**Given request:** Print all of the lines exactly. Any picture among them stays out.
◇ ◇ ◇ ◇ ◇ ◇ ◇
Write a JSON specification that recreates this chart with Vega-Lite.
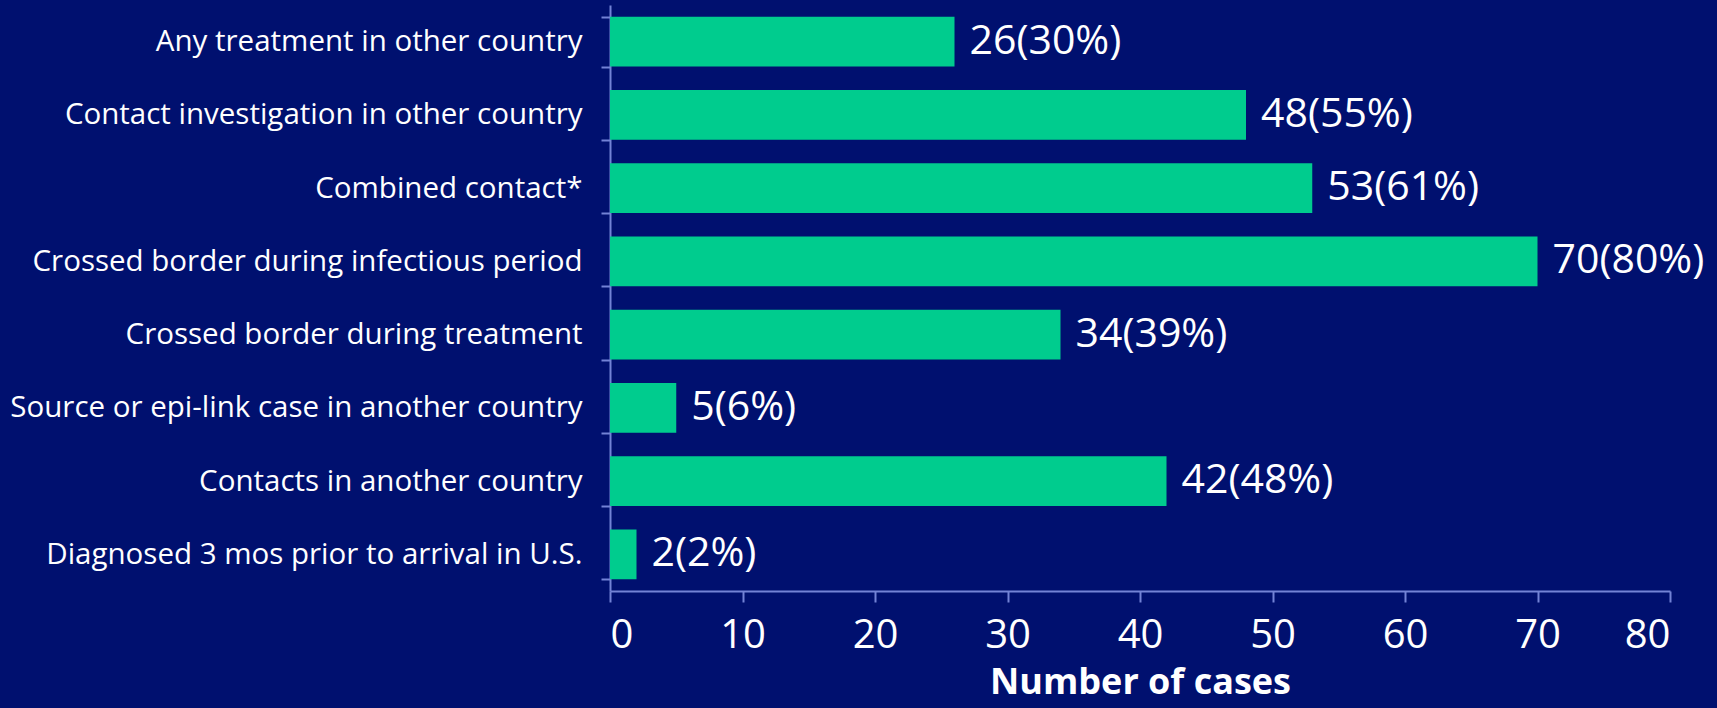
{
  "$schema": "https://vega.github.io/schema/vega-lite/v6.json",
  "autosize": "none",
  "width": 1060,
  "height": 586,
  "padding": {"left": 610, "top": 5, "right": 47, "bottom": 117},
  "background": "#00106F",
  "config": {"view": {"stroke": null}, "font": "Open Sans"},
  "data": {"values": [
    {"item": "Any treatment in other country", "n": 26, "label": "26(30%)"},
    {"item": "Contact investigation in other country", "n": 48, "label": "48(55%)"},
    {"item": "Combined contact*", "n": 53, "label": "53(61%)"},
    {"item": "Crossed border during infectious period", "n": 70, "label": "70(80%)"},
    {"item": "Crossed border during treatment", "n": 34, "label": "34(39%)"},
    {"item": "Source or epi-link case in another country", "n": 5, "label": "5(6%)"},
    {"item": "Contacts in another country", "n": 42, "label": "42(48%)"},
    {"item": "Diagnosed 3 mos prior to arrival in U.S.", "n": 2, "label": "2(2%)"}
  ]},
  "encoding": {
    "y": {"field": "item", "type": "nominal", "sort": null,
      "scale": {"paddingInner": 0.32, "paddingOuter": 0.16},
      "axis": {"title": null, "domainColor": "#7383D6", "tickColor": "#7383D6", "tickBand": "extent",
        "tickSize": 9, "domainWidth": 2, "tickWidth": 2, "labelColor": "white", "labelFontSize": 29.5,
        "labelPadding": 19, "labelLimit": 700}},
    "x": {"field": "n", "type": "quantitative",
      "scale": {"domain": [0, 80]},
      "axis": {"values": [0,10,20,30,40,50,60,70,80], "grid": false, "title": "Number of cases",
        "titleColor": "white", "titleFontSize": 36, "titleFontWeight": "bold", "titlePadding": 10,
        "domainColor": "#7383D6", "tickColor": "#7383D6", "tickSize": 11, "domainWidth": 2, "tickWidth": 2,
        "labelColor": "white", "labelFontSize": 40, "labelPadding": 13}}
  },
  "layer": [
    {"mark": {"type": "bar", "color": "#00CC8E"}},
    {"mark": {"type": "text", "align": "left", "dx": 15, "color": "white", "fontSize": 41},
     "encoding": {"text": {"field": "label"}}}
  ]
}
◇ ◇ ◇ ◇ ◇ ◇ ◇
**Task answer:**
Write a JSON specification that recreates this chart with Vega-Lite.
{
  "$schema": "https://vega.github.io/schema/vega-lite/v6.json",
  "autosize": "none",
  "width": 1060,
  "height": 586,
  "padding": {"left": 610, "top": 5, "right": 47, "bottom": 117},
  "background": "#00106F",
  "config": {"view": {"stroke": null}, "font": "Open Sans"},
  "data": {"values": [
    {"item": "Any treatment in other country", "n": 26, "label": "26(30%)"},
    {"item": "Contact investigation in other country", "n": 48, "label": "48(55%)"},
    {"item": "Combined contact*", "n": 53, "label": "53(61%)"},
    {"item": "Crossed border during infectious period", "n": 70, "label": "70(80%)"},
    {"item": "Crossed border during treatment", "n": 34, "label": "34(39%)"},
    {"item": "Source or epi-link case in another country", "n": 5, "label": "5(6%)"},
    {"item": "Contacts in another country", "n": 42, "label": "42(48%)"},
    {"item": "Diagnosed 3 mos prior to arrival in U.S.", "n": 2, "label": "2(2%)"}
  ]},
  "encoding": {
    "y": {"field": "item", "type": "nominal", "sort": null,
      "scale": {"paddingInner": 0.32, "paddingOuter": 0.16},
      "axis": {"title": null, "domainColor": "#7383D6", "tickColor": "#7383D6", "tickBand": "extent",
        "tickSize": 9, "domainWidth": 2, "tickWidth": 2, "labelColor": "white", "labelFontSize": 29.5,
        "labelPadding": 19, "labelLimit": 700}},
    "x": {"field": "n", "type": "quantitative",
      "scale": {"domain": [0, 80]},
      "axis": {"values": [0,10,20,30,40,50,60,70,80], "grid": false, "title": "Number of cases",
        "titleColor": "white", "titleFontSize": 36, "titleFontWeight": "bold", "titlePadding": 10,
        "domainColor": "#7383D6", "tickColor": "#7383D6", "tickSize": 11, "domainWidth": 2, "tickWidth": 2,
        "labelColor": "white", "labelFontSize": 40, "labelPadding": 13}}
  },
  "layer": [
    {"mark": {"type": "bar", "color": "#00CC8E"}},
    {"mark": {"type": "text", "align": "left", "dx": 15, "color": "white", "fontSize": 41},
     "encoding": {"text": {"field": "label"}}}
  ]
}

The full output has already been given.